Note that if I replace the call to vmsplice() or send() to a function that just prints the data pointed to by buf (or a send() without MSG_ZEROCOPY), everything is working just fine; so the data is accessible to userspace, but the vmsplice()/send(..., MSG_ZEROCOPY) calls seem unable to handle it.

What am I missing here? Is there any way of using zero-copy TCP sending with a user-space address obtained from a kernel driver through dma_mmap_coherent()? Is there another approach I could use?

UPDATE

So I dove a bit deeper into the sendmsg() MSG_ZEROCOPY path in the kernel, and the call that eventually fails is get_user_pages_fast(). This call returns -EFAULT because check_vma_flags() finds the VM_PFNMAP flag set in the vma. This flag is apparently set when the pages are mapped into user space using remap_pfn_range() or dma_mmap_coherent(). My next approach is to find another way to mmap these pages.

Answer 1

As I posted in an update in my question, the underlying problem is that zerocopy networking does not work for memory that has been mapped using remap_pfn_range() (which dma_mmap_coherent() happens to use under the hood as well). The reason is that this type of memory (with the VM_PFNMAP flag set) does not have metadata in the form of struct page* associated with each page, which it needs.

The solution then is to allocate the memory in a way that struct page*s are associated with the memory.

The workflow that now works for me to allocate the memory is:

1. Use struct page* page = alloc_pages(GFP_USER, page_order); to allocate a block of contiguous physical memory, where the number of contiguous pages that will be allocated is given by 2**page_order.
2. Split the high-order/compound page into 0-order pages by calling split_page(page, page_order);. This now means that struct page* page has become an array with 2**page_order entries.

Now to submit such a region to the DMA (for data reception):

1. dma_addr = dma_map_page(dev, page, 0, length, DMA_FROM_DEVICE);
2. dma_desc = dmaengine_prep_slave_single(dma_chan, dma_addr, length, DMA_DEV_TO_MEM, 0);
3. dmaengine_submit(dma_desc);

When we get a callback from the DMA that the transfer has finished, we need to unmap the region to transfer ownership of this block of memory back to the CPU, which takes care of caches to make sure we're not reading stale data:

1. dma_unmap_page(dev, dma_addr, length, DMA_FROM_DEVICE);

Now, when we want to implement mmap(), all we really have to do is call vm_insert_page() repeatedly for all of the 0-order pages that we pre-allocated:

static int my_mmap(struct file *file, struct vm_area_struct *vma) {
    int res;
...
    for (i = 0; i < 2**page_order; ++i) {
        if ((res = vm_insert_page(vma, vma->vm_start + i*PAGE_SIZE, &page[i])) < 0) {
            break;
        }
    }
    vma->vm_flags |= VM_LOCKED | VM_DONTCOPY | VM_DONTEXPAND | VM_DENYWRITE;
...
    return res;
}

When the file is closed, don't forget to free the pages:

for (i = 0; i < 2**page_order; ++i) {
    __free_page(&dev->shm[i].pages[i]);
}

Implementing mmap() this way now allows a socket to use this buffer for sendmsg() with the MSG_ZEROCOPY flag.
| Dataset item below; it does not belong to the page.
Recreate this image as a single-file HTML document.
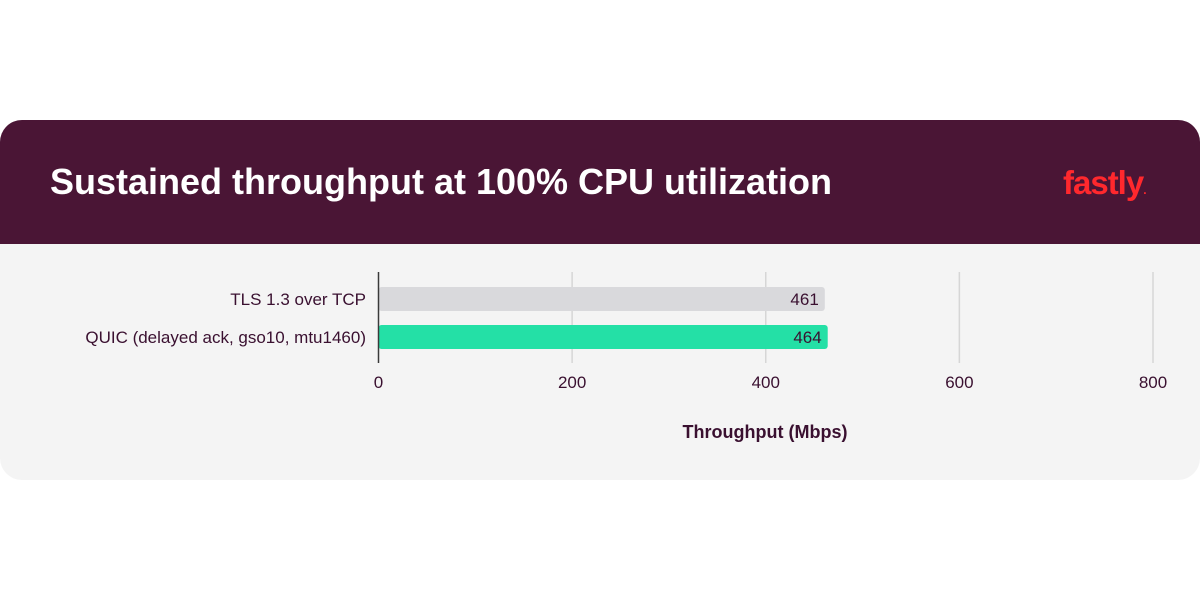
<!DOCTYPE html>
<html><head><meta charset="utf-8"><style>
html,body{margin:0;padding:0;background:#fff;width:1200px;height:600px;overflow:hidden;font-family:"Liberation Sans",sans-serif}
</style></head><body>
<svg width="1200" height="600" xmlns="http://www.w3.org/2000/svg">
<rect x="0" y="120" width="1200" height="360" rx="22" fill="#f4f4f4"/>
<path d="M0,142 a22,22 0 0 1 22,-22 H1178 a22,22 0 0 1 22,22 V244 H0 Z" fill="#4a1535"/>
<text x="50" y="194" font-size="36" font-weight="bold" fill="#ffffff">Sustained throughput at 100% CPU utilization</text>
<text x="1063" y="194" font-size="33" font-weight="bold" fill="#ff282d" letter-spacing="-1">fastly<tspan font-size="12">.</tspan></text>
<g id="plot"></g>
<text x="765" y="438" font-size="18" font-weight="bold" fill="#3a1030" text-anchor="middle">Throughput (Mbps)</text>
</svg>
<script>
const categories=["TLS 1.3 over TCP","QUIC (delayed ack, gso10, mtu1460)"];
const values=[461,464];
const ticks=[0,200,400,600,800];
const colors=["#d9d9dc","#24e0a6"];
const x0=378.5,x1=1153,max=800;
const X=v=>x0+(x1-x0)*v/max;
const NS="http://www.w3.org/2000/svg";
const g=document.getElementById('plot');
function mk(t,a){const e=document.createElementNS(NS,t);for(const k in a)e.setAttribute(k,a[k]);g.appendChild(e);return e;}
ticks.forEach(t=>{
  if(t>0){const l=mk('line',{x1:X(t),x2:X(t),y1:272,y2:363,stroke:'#d6d6d6','stroke-width':1.5});
  
  }
  const tx=mk('text',{x:X(t),y:388,'font-size':17,fill:'#3a1030','text-anchor':'middle'});
  tx.textContent=t;
  
  
});
categories.forEach((c,i)=>{
  const y=287+i*38;
  const b=mk('rect',{x:x0,y:y,width:X(values[i])-x0,height:24,rx:3,fill:colors[i]});
  
  
  const v=mk('text',{x:X(values[i])-6,y:y+18,'font-size':17,fill:'#3a1030','text-anchor':'end'});
  v.textContent=values[i];
  
  
  const l=mk('text',{x:366,y:y+18,'font-size':17,fill:'#3a1030','text-anchor':'end'});
  l.textContent=c;
  
  
});
const ax=mk('line',{x1:x0,x2:x0,y1:272,y2:363,stroke:'#3a3a3a','stroke-width':1.5});


</script>
</body></html>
Although this works, there are two things that don't sit well with me with this approach:

• You can only allocate power-of-2-sized buffers with this method, although you could implement logic to call alloc_pages as many times as needed with decreasing orders to get any size buffer made up of sub-buffers of varying sizes. This will then require some logic to tie these buffers together in the mmap() and to DMA them with scatter-gather (sg) calls rather than single.
• split_page() says in its documentation:

 * Note: this is probably too low level an operation for use in drivers.
 * Please consult with lkml before using this in your driver.

These issues would be easily solved if there was some interface in the kernel to allocate an arbitrary amount of contiguous physical pages. I don't know why there isn't, but I don't find the above issues so important as to go digging into why this isn't available / how to implement it :-)

Answer 2

Maybe this will help you to understand why alloc_pages requires a power-of-2 page number.

To optimize the page allocation process(and decrease external fragmentations), which is frequently engaged, Linux kernel developed per-cpu page cache and buddy-allocator to allocate memory(there is another allocator, slab, to serve memory allocations that are smaller than a page).

Per-cpu page cache serve the one-page allocation request, while buddy-allocator keeps 11 lists, each containing 2^{0-10} physical pages respectively. These lists perform well when allocate and free pages, and of course, the premise is you are requesting a power-of-2-sized buffer.